At similar meetings earlier this month, Bethel and Newry selectmen also adopted wait-and-see approaches.
The district would like to allow public access to the 2,384-acre Chapman Brook Watershed on the southern side of Barker Mountain in Newry.
In 1925, philanthropist William Bingham II of Cleveland, Ohio, gave 2,358 acres in Newry to the district's predecessor, the Bethel Water Co., with specific restrictions.
To protect the brook's purity, Bingham restricted activities such as wood harvesting only to the extent that it be used to pay taxes on the land.
However, in June 2007, a severe rainstorm destroyed the watershed, which was the district's primary water supply for Bethel for more than a century.
Recently, the Maine Department of Health and Human Services's Drinking Water Program authorized the district to use the watershed as an auxiliary or emergency backup water source, Angevine said.
The catastrophe forced the district to find a new primary water source for Bethel, which it did a few miles away.
The district maintains that because the watershed was destroyed and its water quality no longer is as pure as it was in Bingham's time, they should be able to amend the deed trust to harvest more timber than allowed.
"There's roughly a million dollars worth of standing timber in there and the trust limits them to a $4,000 timber harvest, and the Bethel Water District wants to take $20,000 worth of timber out," state Rep.

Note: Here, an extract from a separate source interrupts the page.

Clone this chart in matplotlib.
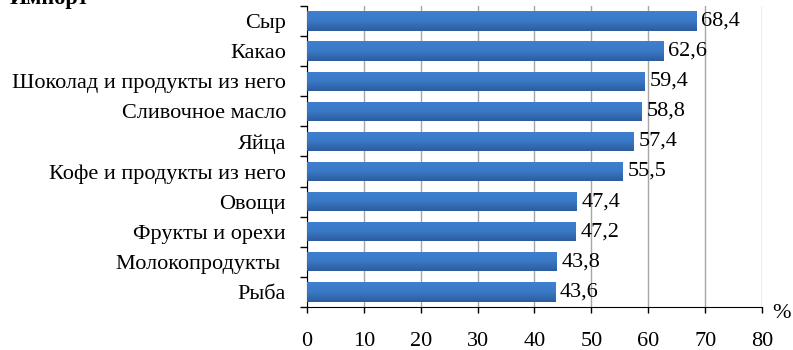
import matplotlib
matplotlib.use("Agg")
import matplotlib.pyplot as plt
import numpy as np

plt.rcParams['font.family'] = ['Liberation Serif', 'DejaVu Serif']

categories = ["Сыр", "Какао", "Шоколад и продукты из него", "Сливочное масло", "Яйца",
              "Кофе и продукты из него", "Овощи", "Фрукты и орехи", "Молокопродукты ", "Рыба"]
values = [68.4, 62.6, 59.4, 58.8, 57.4, 55.5, 47.4, 47.2, 43.8, 43.6]
labels = ["68,4", "62,6", "59,4", "58,8", "57,4", "55,5", "47,4", "47,2", "43,8", "43,6"]
xticks = [0, 10, 20, 30, 40, 50, 60, 70, 80]

fig = plt.figure(figsize=(7.93, 3.5), dpi=100)
ax = fig.add_axes([0.387, 0.123, 0.574, 0.860])

y = np.arange(len(categories))[::-1]
bar_h = 0.64
bars = ax.barh(y, values, height=bar_h, color="#3670BA", zorder=2)

# vertical gradient on each bar (light top, dark bottom)
grad = np.linspace(0, 1, 64).reshape(-1, 1)
cmap = matplotlib.colors.LinearSegmentedColormap.from_list("b", ["#2C5C9E", "#3A79C6", "#3F80CF"])
for b in bars:
    x0, y0 = b.get_x(), b.get_y()
    im = ax.imshow(grad, cmap=cmap, aspect="auto", origin="lower",
                   extent=[x0, x0 + b.get_width(), y0, y0 + b.get_height()], zorder=3)
    im.set_clip_path(b)

for yi, v, t in zip(y, values, labels):
    ax.text(v + 0.9, yi, t, va="center", ha="left", fontsize=16, color="black", zorder=4)

ax.set_xlim(0, 80)
ax.set_ylim(-0.5, len(categories) - 0.5)
ax.set_xticks(xticks)
ax.set_xticklabels([str(t) for t in xticks], fontsize=16)
ax.set_yticks(y)
ax.set_yticklabels(categories, fontsize=16)
ax.set_yticks(np.arange(-0.5, len(categories), 1), minor=True)
ax.tick_params(axis="y", which="major", length=0, pad=15)
ax.tick_params(axis="y", which="minor", length=5, width=1, direction="out")
ax.tick_params(axis="x", which="major", length=4, width=1, direction="out", pad=14)

ax.grid(axis="x", color="#A6A6A6", linewidth=1, zorder=0)
ax.set_axisbelow(True)
for s in ["top", "right"]:
    ax.spines[s].set_visible(False)
ax.spines["left"].set_color("black")
ax.spines["bottom"].set_color("black")

fig.text(0.985, 0.105, "%", fontsize=16, ha="center", va="center")
fig.text(0.012, 0.988, "Импорт", fontsize=16, fontweight="bold", ha="left", va="baseline")

fig.savefig("out.png", dpi=100)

Jarrod S. Crockett, R-Bethel, said after the meeting.
Water District trustees asked Crockett to submit a bill to the Legislature to facilitate the amendments on behalf of Bethel residents. Crockett said he had submitted the title, but had yet to draft the language.
Angevine said the trustees discussed the district's position on the bill and decided to vote on any changes to it at the next scheduled trustees meeting.
However, Crockett said he decided to withdraw the bill, but didn't elaborate.
The district wants to use proceeds from the timber harvest to install new pipe across the Androscoggin River to provide West Bethel residents with good-quality water rather than increasing taxes or water-rate fees for Bethel residents.
"That is important to me," Crockett said of the district's goal, "because they want to put in pipe for water to West Bethel without fee or tax increases to Bethel. The public access thing is just cream on top of it."
Crockett said opening the watershed to public access would be good for tourism. He said he would work with the attorney general for a better interpretation of Bingham's deed.
"I'm really pleased with the Bethel Water District's transparent approach to this, and I'm still going to fight for public access to these lands," Crockett said. "Eco-tourism and putting trails in the area are good things for our community."